• [Instructions to follow]
Find and copy lines holding "chart".

• [Given data]
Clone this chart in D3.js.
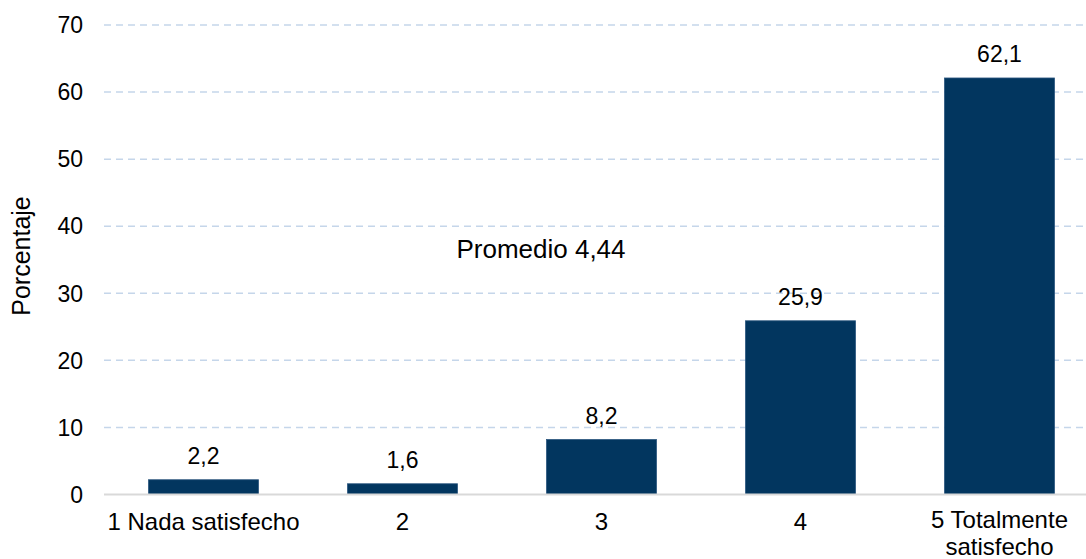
<!DOCTYPE html>
<html>
<head>
<meta charset="utf-8">
<script src="https://cdn.jsdelivr.net/npm/d3@7"></script>
<style>
  body { margin: 0; background: #fff; }
  text { font-family: "Liberation Sans", Arial, sans-serif; fill: #000; }
</style>
</head>
<body>
<div id="chart"></div>
<script>
// data
var categories = ["1 Nada satisfecho", "2", "3", "4", "5 Totalmente satisfecho"];
var values = [2.2, 1.6, 8.2, 25.9, 62.1];
var yTicks = [0, 10, 20, 30, 40, 50, 60, 70];
var yTitle = "Porcentaje";
var note = "Promedio 4,44";

var W = 1086, H = 559;
var plotLeft = 104, plotRight = 1099, plotTop = 25, plotBottom = 494.5;

var svg = d3.select("#chart")
  .append("svg")
    .attr("width", W)
    .attr("height", H);

// scales
var x = d3.scaleBand()
  .domain(categories)
  .range([plotLeft, plotRight])
  .paddingInner(0.447)
  .paddingOuter(0.2235);

var y = d3.scaleLinear()
  .domain([0, 70])
  .range([plotBottom, plotTop]);

// gridlines
svg.selectAll(".grid")
  .data(yTicks.filter(function(d) { return d > 0; }))
  .enter()
  .append("line")
    .attr("x1", plotLeft)
    .attr("x2", W)
    .attr("y1", function(d) { return y(d); })
    .attr("y2", function(d) { return y(d); })
    .attr("stroke", "#c5d6ea")
    .attr("stroke-width", 1.5)
    .attr("stroke-dasharray", "7,5");

// y tick labels
svg.selectAll(".ytick")
  .data(yTicks)
  .enter()
  .append("text")
    .attr("x", 83)
    .attr("y", function(d) { return y(d); })
    .attr("dy", "0.36em")
    .attr("text-anchor", "end")
    .style("font-size", "23px")
    .text(function(d) { return d; });

// y title
svg.append("text")
  .attr("transform", "translate(30,256) rotate(-90)")
  .attr("text-anchor", "middle")
  .style("font-size", "25px")
  .text(yTitle);

// bars
svg.selectAll(".bar")
  .data(values)
  .enter()
  .append("rect")
    .attr("x", function(d, i) { return x(categories[i]); })
    .attr("width", x.bandwidth())
    .attr("y", function(d) { return y(d); })
    .attr("height", function(d) { return y(0) - y(d); })
    .attr("fill", "#02365f")
    .attr("stroke", "#2c577f")
    .attr("stroke-width", 0.8);

// x axis line
svg.append("line")
  .attr("x1", plotLeft)
  .attr("x2", W)
  .attr("y1", y(0))
  .attr("y2", y(0))
  .attr("stroke", "#d9d9d9")
  .attr("stroke-width", 2);

// value labels
svg.selectAll(".val")
  .data(values)
  .enter()
  .append("text")
    .attr("x", function(d, i) { return x(categories[i]) + x.bandwidth() / 2; })
    .attr("y", function(d) { return y(d) - 16; })
    .attr("text-anchor", "middle")
    .style("font-size", "23px")
    .text(function(d) { return String(d).replace(".", ","); });

// category labels (wrap the last one into two lines)
categories.forEach(function(c) {
  var lines = c.length > 20 ? ["5 Totalmente", "satisfecho"] : [c];
  lines.forEach(function(l, j) {
    svg.append("text")
      .attr("x", x(c) + x.bandwidth() / 2)
      .attr("y", lines.length > 1 ? 528 + j * 27 : 530)
      .attr("text-anchor", "middle")
      .style("font-size", "24px")
      .text(l);
  });
});

// average note
svg.append("text")
  .attr("x", 541)
  .attr("y", 258)
  .attr("text-anchor", "middle")
  .style("font-size", "26px")
  .text(note);
</script>
</body>
</html>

• [Response]
Clone this chart in D3.js.
<div id="chart"></div>
var svg = d3.select("#chart")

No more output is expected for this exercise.